◆ What you need to do
Retype the opening lines of the listing below, ending with the line that contains "import plotly.graph_objects as go", and leave out any pictures.
##########
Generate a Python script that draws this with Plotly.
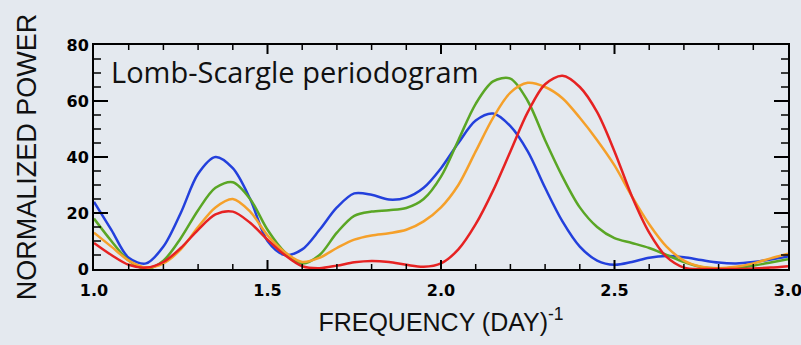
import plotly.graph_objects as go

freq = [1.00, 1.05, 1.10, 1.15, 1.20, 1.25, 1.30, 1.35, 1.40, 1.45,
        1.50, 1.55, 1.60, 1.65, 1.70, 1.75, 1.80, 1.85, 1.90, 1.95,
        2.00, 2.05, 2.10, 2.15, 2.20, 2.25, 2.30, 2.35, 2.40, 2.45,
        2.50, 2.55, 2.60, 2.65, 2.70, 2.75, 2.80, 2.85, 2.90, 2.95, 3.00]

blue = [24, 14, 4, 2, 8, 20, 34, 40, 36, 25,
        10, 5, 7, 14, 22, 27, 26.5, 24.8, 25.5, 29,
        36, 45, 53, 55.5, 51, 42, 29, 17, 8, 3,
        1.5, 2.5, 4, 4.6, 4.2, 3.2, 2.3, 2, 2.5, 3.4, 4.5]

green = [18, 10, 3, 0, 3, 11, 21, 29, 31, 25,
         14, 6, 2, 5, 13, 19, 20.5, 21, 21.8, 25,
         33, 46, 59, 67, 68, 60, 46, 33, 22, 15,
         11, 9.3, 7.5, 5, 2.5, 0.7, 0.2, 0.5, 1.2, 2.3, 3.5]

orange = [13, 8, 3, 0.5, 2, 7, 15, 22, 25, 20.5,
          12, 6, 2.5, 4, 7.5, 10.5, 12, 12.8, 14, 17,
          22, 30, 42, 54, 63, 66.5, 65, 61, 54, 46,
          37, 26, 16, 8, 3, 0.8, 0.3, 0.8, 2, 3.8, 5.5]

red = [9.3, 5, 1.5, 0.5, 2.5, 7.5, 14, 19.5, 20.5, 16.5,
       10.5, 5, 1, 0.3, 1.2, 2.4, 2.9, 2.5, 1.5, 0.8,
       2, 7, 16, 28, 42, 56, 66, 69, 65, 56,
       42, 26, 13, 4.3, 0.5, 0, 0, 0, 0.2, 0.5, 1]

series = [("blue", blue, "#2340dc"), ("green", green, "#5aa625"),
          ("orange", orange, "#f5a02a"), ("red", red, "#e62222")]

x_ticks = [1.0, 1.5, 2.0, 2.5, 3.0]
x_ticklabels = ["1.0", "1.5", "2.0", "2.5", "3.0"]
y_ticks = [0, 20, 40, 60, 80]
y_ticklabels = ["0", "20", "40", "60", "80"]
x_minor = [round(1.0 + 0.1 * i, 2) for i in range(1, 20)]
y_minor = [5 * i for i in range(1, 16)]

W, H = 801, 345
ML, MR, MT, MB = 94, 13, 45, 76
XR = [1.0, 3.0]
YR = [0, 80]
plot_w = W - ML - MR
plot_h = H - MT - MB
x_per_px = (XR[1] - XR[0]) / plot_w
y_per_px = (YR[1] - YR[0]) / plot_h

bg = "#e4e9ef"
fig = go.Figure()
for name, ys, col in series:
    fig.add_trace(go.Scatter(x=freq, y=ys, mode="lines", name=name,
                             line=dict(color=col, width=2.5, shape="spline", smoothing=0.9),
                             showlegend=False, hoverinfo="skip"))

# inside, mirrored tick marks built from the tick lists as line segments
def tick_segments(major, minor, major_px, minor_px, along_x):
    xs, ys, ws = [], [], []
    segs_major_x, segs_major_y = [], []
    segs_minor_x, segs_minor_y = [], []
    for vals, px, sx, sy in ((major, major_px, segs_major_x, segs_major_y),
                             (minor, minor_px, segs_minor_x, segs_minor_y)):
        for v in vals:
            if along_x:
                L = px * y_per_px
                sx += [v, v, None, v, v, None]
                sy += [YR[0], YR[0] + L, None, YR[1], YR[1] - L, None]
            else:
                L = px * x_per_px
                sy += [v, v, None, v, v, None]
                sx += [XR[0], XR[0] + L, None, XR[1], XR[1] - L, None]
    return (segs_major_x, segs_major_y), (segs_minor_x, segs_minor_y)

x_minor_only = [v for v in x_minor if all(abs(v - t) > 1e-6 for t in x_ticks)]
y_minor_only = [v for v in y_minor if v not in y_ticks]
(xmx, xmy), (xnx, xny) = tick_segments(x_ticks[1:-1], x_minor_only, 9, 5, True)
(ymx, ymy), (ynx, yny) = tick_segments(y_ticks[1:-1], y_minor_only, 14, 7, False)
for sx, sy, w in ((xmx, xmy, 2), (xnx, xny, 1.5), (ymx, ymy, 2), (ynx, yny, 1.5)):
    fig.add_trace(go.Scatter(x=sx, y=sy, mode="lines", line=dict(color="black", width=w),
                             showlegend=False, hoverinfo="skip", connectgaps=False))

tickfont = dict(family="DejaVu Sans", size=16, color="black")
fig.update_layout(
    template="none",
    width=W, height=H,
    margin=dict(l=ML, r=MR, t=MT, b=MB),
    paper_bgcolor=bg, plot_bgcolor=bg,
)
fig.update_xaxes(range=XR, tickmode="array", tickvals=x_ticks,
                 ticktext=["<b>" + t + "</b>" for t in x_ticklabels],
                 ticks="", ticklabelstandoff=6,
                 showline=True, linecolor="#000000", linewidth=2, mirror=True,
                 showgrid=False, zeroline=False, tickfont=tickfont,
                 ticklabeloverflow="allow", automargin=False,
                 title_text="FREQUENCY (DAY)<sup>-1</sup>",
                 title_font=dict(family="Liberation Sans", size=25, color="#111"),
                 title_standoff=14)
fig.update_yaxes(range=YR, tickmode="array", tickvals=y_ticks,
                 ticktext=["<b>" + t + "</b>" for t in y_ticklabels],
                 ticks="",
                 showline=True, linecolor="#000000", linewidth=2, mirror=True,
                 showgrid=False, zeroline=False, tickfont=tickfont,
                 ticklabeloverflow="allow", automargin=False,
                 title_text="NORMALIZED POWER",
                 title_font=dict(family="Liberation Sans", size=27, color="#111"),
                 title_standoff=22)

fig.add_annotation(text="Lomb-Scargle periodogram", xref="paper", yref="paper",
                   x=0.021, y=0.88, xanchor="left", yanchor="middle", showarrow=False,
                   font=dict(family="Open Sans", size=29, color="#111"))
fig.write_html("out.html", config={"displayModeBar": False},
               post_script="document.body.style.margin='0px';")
##########
◆ The output
Generate a Python script that draws this with Plotly.
import plotly.graph_objects as go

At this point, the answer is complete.